━━━ RECORDED INFORMATION ━━━

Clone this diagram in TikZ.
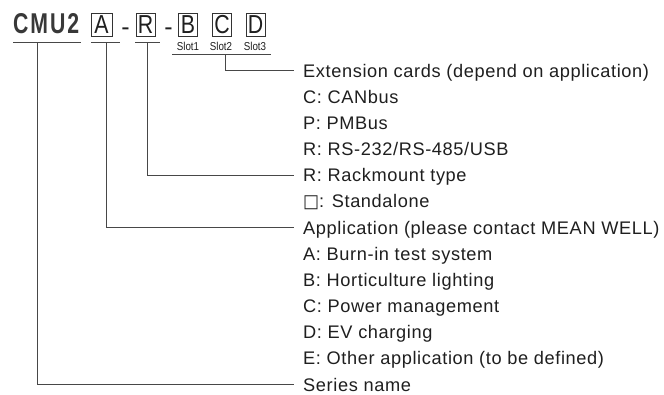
\documentclass[tikz,border=0pt]{standalone}
\usepackage{fontspec}
\setmainfont{Liberation Sans}
\newfontfamily\listfont{Liberation Sans}[LetterSpace=3.4]
\newfontfamily\headfont{Liberation Sans}[LetterSpace=9]
\newfontfamily\symfont{DejaVu Sans}
\usetikzlibrary{calc}
\begin{document}
\begin{tikzpicture}[x=1pt,y=-1pt,
  lbl/.style={anchor=base west, inner sep=0pt, text height=13pt, text depth=0pt,
    font=\listfont\fontsize{18.2}{20}\selectfont, text=black!88},
  conn/.style={draw=black!72, line width=0.9pt},
  code/.style={draw=black!80, line width=0.8pt, minimum width=19pt, minimum height=23pt,
    inner sep=0pt, text height=18.5pt, text depth=0pt,
    font=\fontsize{26}{26}\selectfont, text=black!88},
  hy/.style={anchor=base, inner sep=0pt, font=\fontsize{25}{25}\selectfont, text=black!88},
  slot/.style={anchor=base, inner sep=0pt, font=\fontsize{11.5}{11.5}\selectfont, text=black!88},
  uline/.style={draw=black!72, line width=0.9pt}]
\useasboundingbox[fill=white] (0,0) rectangle (664,394);

% header
\node[anchor=base west, inner sep=0pt, text=black!78] (cmu) at (13,33)
  {\resizebox{64pt}{20pt}{\headfont\bfseries CMU2\kern-0.09em}};
\node[code, minimum width=21pt] (bA) at (101.5,24.5) {\scalebox{0.82}[1]{A}};
\node[hy] (h1) at (125.5,35) {-};
\node[code] (bR) at (145.5,24.5) {\scalebox{0.82}[1]{R}};
\node[hy] (h2) at (168.5,35) {-};
\node[code] (bB) at (188,24.5) {\scalebox{0.82}[1]{B}};
\node[code] (bC) at (222,24.5) {\scalebox{0.82}[1]{C}};
\node[code] (bD) at (255.5,24.5) {\scalebox{0.82}[1]{D}};
\node[slot] (s1) at (188,50) {\scalebox{0.85}[1]{Slot1}};
\node[slot] (s2) at (221,50) {\scalebox{0.85}[1]{Slot2}};
\node[slot] (s3) at (255,50) {\scalebox{0.85}[1]{Slot3}};

% underlines
\coordinate (cmuL) at (13,42);  \coordinate (cmuR) at (81,42);  \coordinate (cmuV) at (37,42);
\coordinate (aL) at (91,42);    \coordinate (aR) at (120,42);   \coordinate (aV) at (106,42);
\coordinate (rL) at (135,42);   \coordinate (rR) at (160,42);   \coordinate (rV) at (147,42);
\coordinate (sL) at (172,54);   \coordinate (sR) at (271,54);   \coordinate (sV) at (225,54);
\draw[uline] (cmuL) -- (cmuR);
\draw[uline] (aL) -- (aR);
\draw[uline] (rL) -- (rR);
\draw[uline] (sL) -- (sR);

% list
\def\gap{26.17}
\node[lbl] (ext)  at (303,77) {Extension cards (depend on application)};
\node[lbl] (can)  at (303,77+1*\gap) {C: CANbus};
\node[lbl] (pmb)  at (303,77+2*\gap) {P: PMBus};
\node[lbl] (rs)   at (303,77+3*\gap) {R: RS-232/RS-485/USB};
\node[lbl] (rack) at (303,77+4*\gap) {R: Rackmount type};
\node[lbl] (stand) at (303,77+5*\gap) {\resizebox*{16pt}{14pt}{\symfont □}: Standalone};
\node[lbl] (app)  at (303,77+6*\gap) {Application (please contact MEAN WELL)};
\node[lbl] (appa) at (303,77+7*\gap) {A: Burn-in test system};
\node[lbl] (appb) at (303,77+8*\gap) {B: Horticulture lighting};
\node[lbl] (appc) at (303,77+9*\gap) {C: Power management};
\node[lbl] (appd) at (303,77+10*\gap) {D: EV charging};
\node[lbl] (appe) at (303,77+11*\gap) {E: Other application (to be defined)};
\node[lbl] (ser)  at (303,77+12*\gap) {Series name};

% connectors
\draw[conn] (sV) |- ([xshift=-9pt]ext.west);
\draw[conn] (rV) |- ([xshift=-9pt]rack.west);
\draw[conn] (aV) |- ([xshift=-9pt]app.west);
\draw[conn] (cmuV) |- ([xshift=-9pt]ser.west);
\end{tikzpicture}
\end{document}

━━━

* WHAT IS EXPECTED:
With all pictures left out, please transcribe exactly the lines from the start of the material through the line with "(0,0) rectangle (664,394);".

* FINAL ANSWER:
Clone this diagram in TikZ.
\documentclass[tikz,border=0pt]{standalone}
\usepackage{fontspec}
\setmainfont{Liberation Sans}
\newfontfamily\listfont{Liberation Sans}[LetterSpace=3.4]
\newfontfamily\headfont{Liberation Sans}[LetterSpace=9]
\newfontfamily\symfont{DejaVu Sans}
\usetikzlibrary{calc}
\begin{document}
\begin{tikzpicture}[x=1pt,y=-1pt,
  lbl/.style={anchor=base west, inner sep=0pt, text height=13pt, text depth=0pt,
    font=\listfont\fontsize{18.2}{20}\selectfont, text=black!88},
  conn/.style={draw=black!72, line width=0.9pt},
  code/.style={draw=black!80, line width=0.8pt, minimum width=19pt, minimum height=23pt,
    inner sep=0pt, text height=18.5pt, text depth=0pt,
    font=\fontsize{26}{26}\selectfont, text=black!88},
  hy/.style={anchor=base, inner sep=0pt, font=\fontsize{25}{25}\selectfont, text=black!88},
  slot/.style={anchor=base, inner sep=0pt, font=\fontsize{11.5}{11.5}\selectfont, text=black!88},
  uline/.style={draw=black!72, line width=0.9pt}]
\useasboundingbox[fill=white] (0,0) rectangle (664,394);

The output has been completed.